Thanks! I've coded my own key bindings in this demo to enable transparency. If you're using the public binaries, you can try putting 'transparency 1.0' for the mesh material in the mtl file. If that doesn't work, export the mesh with Maya and change the mtl file.

Anonymous said...

opps alpha maps, should be alpha channel.

FreDre said...

Sam, are you going to start using OTOY's cloud technology very soon with brigade or you will still work on it at a local level?

Sam Lapere said...

FreDre: I can't say much about that, sorry

Radiant said...

Hey sam,

When will there be some exes to mess around with, my 590 is pretty hungry :D.

~Radiant || Micheal

Sam Lapere said...

Hi radiant, great to hear from you again. There won't be any exes for a while, because Brigade is closed source and under heavy development right now.

It was different with my early path traced demos with spheres and boxes (such as Unbiased Truck), which were built with open source code.

I think you will be amazed once it's finally ready for release.

Anonymous said...

GTX 680 is out and with 1536 shaders it performs worse than GTX 580 in compute:

Sam Lapere said...

Damn, that's a major disappointment. I expected Kepler to be at least 2x faster in compute benchmarks than the 580. I'm glad I have a dual 580 setup for doing path tracing :)

FreDre said...

Apparently GTX 680 compute poor performance comes from unoptimized drivers, NVIDIA stated that they focused more on the gaming side. So we'll have to wait a little bit to see if they'll release a new driver with optimized performances.

Sam Lapere said...

I really hope that's the case.

Jan Vlietinck said...

So GTX680 didn't turn out to be the expected ray tracing monster, big number sometimes can be deceptive.
Why would that be compared to GTX580 ?
- L2 cache shrunk from 768 to 512 KB.
- L1 cache the same, but 4 times the number of execution units (running at half speed)
- Number of registers doubled, execution units quadrupled.
- Got rid of a lot of smart, but power hungry scheduling logic.
- Same memory bandwidth
Clearly this is a chip aimed less at compute, but more at console and traditional graphics.
Another bigger chip will surely follow, targeted at compute, and most of all double precision FLOPS, probably more bandwidth too. This will be sold as Tesla, and I doubt we will see a consumer version of it.
The good news is that there is a 7970 with all the features for fast path tracing. Any news yet on how fast Brigade runs on it as there already is a OpenCL version a was told ?

Sam Lapere said...

We haven't seen any CUDA ray/path tracing benchmarks with the GTX 680 yet, but if it keeps performing worse or just slightly better than the GTX 580 (while costing more), than that would be extremely disappointing.

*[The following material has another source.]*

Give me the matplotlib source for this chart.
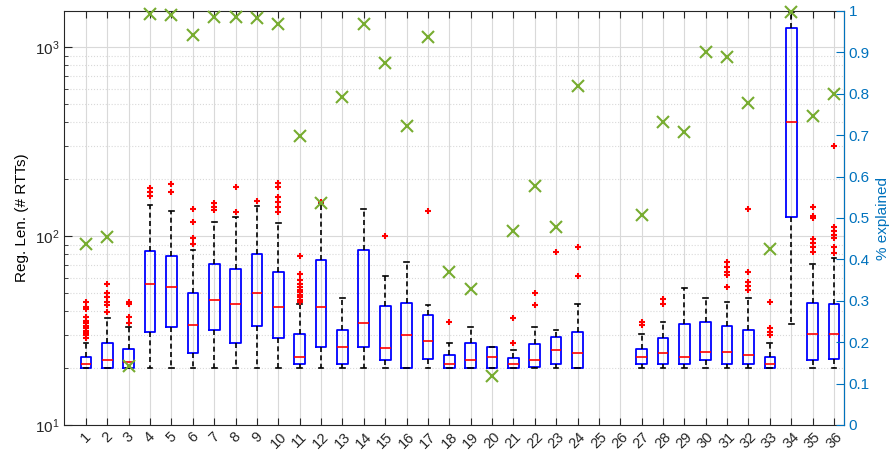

I haven't tested the 7970 with Brigade yet, I don't know how it performs, but Jacco said in a comment on a previous post that the OpenCL performance on high end AMD cards was comparable to CUDA and that Nvidia OpenCL ran 10% slower than CUDA.

Anonymous said...

There was the SmallLux benchmark, but this probably has been tuned towards AMD GPUs.
With all those GPU architectures, there is a lot of careful tuning needed to get the best out of each, (as we found out with ComputeMark.)


Sam Lapere said...

I found some more promising cuda benchmarks on the octane render forum:

SiSoft Sandra 2012

gtx 560 ti @ default: 1065mpix/sec
gtx 570 @ default: 1520mpix/sec
gtx 580 @ default: 1680mpix/sec
gtx 580 @ 850mhz: 1850mpix/sec
gtx 680 @ default: 2750mpix/sec = 1.64 times a gtx 580 or 2.58 times a gtx 560 ti at default clocks
gtx 680 + 165mhz: 3020mpix/sec (+10%)

Anonymous said...

If you want a deep technical analysis read http://www.realworldtech.com/page.cfm?ArticleID=RWT032212172023&p=2
"The catch is that the Kepler core is a poor fit for compute applications. The excellent efficiency for graphics has undoubtedly come at the cost of general purpose workloads. As our analysis showed, Nvidia’s architects made a conscious choice to quadruple the FLOPs for each core, but only double the bandwidth for shared data. The result is that the older Fermi generation is substantially better suited to general purpose workloads and will continue to be preferred for many applications."

Sam Lapere said...

thanks for this. So Kepler's focus is less on general purpose computing performance than Fermi, very weird. Not really happy with this as path tracing crucially depends on it.